Today’s Gen Y-ers are intuitively proficient at tapping into the cloud to glean wisdom from multiple sources. Friends, circles, people you have never met and never will meet, all can contribute to a steady drip-feed of insights about anything from where to get your hair done to the best place for Belgian mussels to how to brew India Pale Ale. So perhaps it is no surprise that one of the fastest growing trends in the investment world is a phenomenon known as crowdfunding. There is a growing movement bringing together entrepreneurs, intermediaries like angel investor networks, and the investing public. The SEC has weighed in with a proposed regulatory framework for crowdfunding, in response to legislation passed by Congress in 2012. For better or worse crowdfunding is part of the financial landscape now, and needs to be analyzed and understood.
The Wisdom of Crowds
Some years ago James Surowiecki, a social sciences author and commentator, published a book called The Wisdom of Crowds containing much of the philosophical view that informs crowdsourcing. One of the interesting cases in the book tells of studies conducted at county fairs in Britain some time ago. Fairgoers were invited to guess the weight of a particular livestock animal on display, such as a pig or cow. They would write down their guess on a piece of paper and put it in a jar with all the other guesses.

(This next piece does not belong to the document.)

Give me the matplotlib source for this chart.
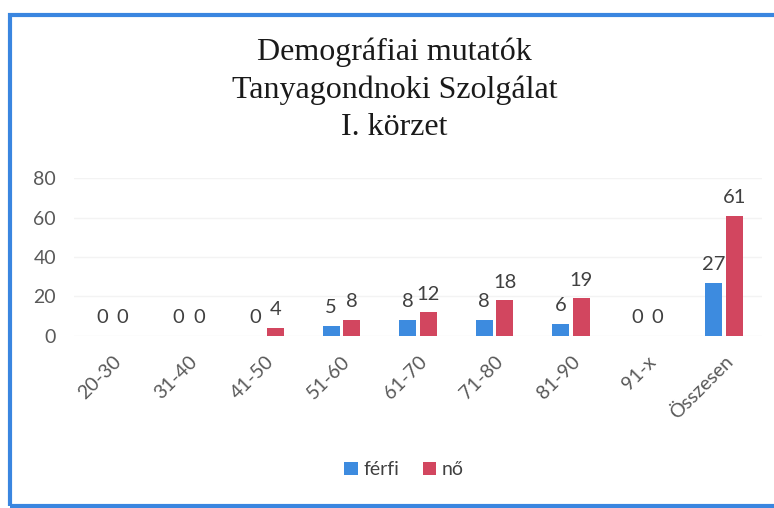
import matplotlib
matplotlib.use("Agg")
import matplotlib.pyplot as plt
import numpy as np
from matplotlib.patches import Rectangle

# ---------------------------------------------------------------------------
# Data
# ---------------------------------------------------------------------------
categories = ["20-30", "31-40", "41-50", "51-60", "61-70", "71-80", "81-90", "91-x", "Összesen"]
ferfi = [0, 0, 0, 5, 8, 8, 6, 0, 27]
no = [0, 0, 4, 8, 12, 18, 19, 0, 61]
yticks = [0, 20, 40, 60, 80]

BLUE = "#3D8BDF"
RED = "#D2465F"
TEXT = "#404040"

plt.rcParams["font.family"] = ["Lato", "DejaVu Sans"]

fig = plt.figure(figsize=(7.74, 5.08), dpi=100)
ax = fig.add_axes([0.0956, 0.3386, 0.889, 0.311])

x = np.arange(len(categories))
w = 0.22
b1 = ax.bar(x - 0.135, ferfi, w, color=BLUE, label="férfi")
b2 = ax.bar(x + 0.135, no, w, color=RED, label="nő")

for bars, vals in ((b1, ferfi), (b2, no)):
    for rect, v in zip(bars, vals):
        ax.annotate(str(v), (rect.get_x() + rect.get_width() / 2, v),
                    xytext=(0, 7), textcoords="offset points",
                    ha="center", va="bottom", fontsize=14.5, color=TEXT)

ax.set_xlim(-0.5, len(categories) - 0.5)
ax.set_ylim(0, 80)
ax.set_yticks(yticks)
ax.set_yticklabels([str(t) for t in yticks], fontsize=14, color="#595959")
ax.set_xticks(x)
ax.set_xticklabels(categories, rotation=45, ha="right", rotation_mode="anchor",
                   fontsize=14, color="#595959")
ax.tick_params(axis="both", length=0)
ax.tick_params(axis="y", pad=13)
ax.tick_params(axis="x", pad=12)
ax.grid(axis="y", color="#F3F3F3", linewidth=1)
ax.set_axisbelow(True)
for s in ax.spines.values():
    s.set_visible(False)

fig.text(0.51, 0.823, "Demográfiai mutatók\nTanyagondnoki Szolgálat\nI. körzet",
         ha="center", va="center", fontsize=23, color="#1a1a1a",
         family="Liberation Serif", linespacing=1.38)

fig.legend(handles=[b1, b2], loc="center", bbox_to_anchor=(0.522, 0.075),
           ncol=2, frameon=False, fontsize=14, handlelength=0.7, handleheight=0.7,
           handletextpad=0.3, columnspacing=1.2, labelcolor=TEXT)

# scanned frame (blue border on left, top and bottom; runs off the right edge)
fig.patches.append(Rectangle((10 / 774, 2 / 508), 1.0, (508 - 15 - 2) / 508,
                             transform=fig.transFigure, fill=False,
                             edgecolor="#3A86E0", linewidth=3))

fig.savefig("out.png", dpi=100)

All the guesses by the passers-by were tallied up and averaged. The crowd’s average was then compared to the individual estimates of three livestock experts familiar with the physical characteristics of the animal on display. Almost invariably, the crowd’s average estimate was closer to the animal’s actual weight. As Surowiecki goes on to show in his book, this dynamic plays out in a variety of settings and subject matters. “Common wisdom” seems to be a real thing, not an oxymoron. Does common wisdom apply in the evaluation of investment opportunities?
Late last year the SEC released a proposed regulatory framework for crowdsourcing, including disclosure requirements, caps on issue amounts, marketing and communications guidelines for intermediaries, and anti-fraud protections. This has given rise to a new Wall Street acronym: PIPR (Private Issuer Publicly Raising). PIPRs are limited to a maximum issue size of $1 million for publicly crowdfunded deals. Separately, though, the SEC issued Rule 506(c) removing any marketing limitations at all for PIPRs if the target audience comprises accredited buyers only ($200,000+ in annual income and/or $1 million or more in investable net worth).
Much about crowdfunding remains to be studied and evaluated. There are clearly risks to be considered, and the opportunity certainly is not for everyone. But in an environment where traditional financial channels – bank loans and the like – are increasingly difficult for young enterprises to come by, the appeal of crowdfunding is obvious. And for investors interested in playing a role in the next generation of business growth stories, a sound regulatory and capital markets infrastructure for the dealflow may help to facilitate their involvement.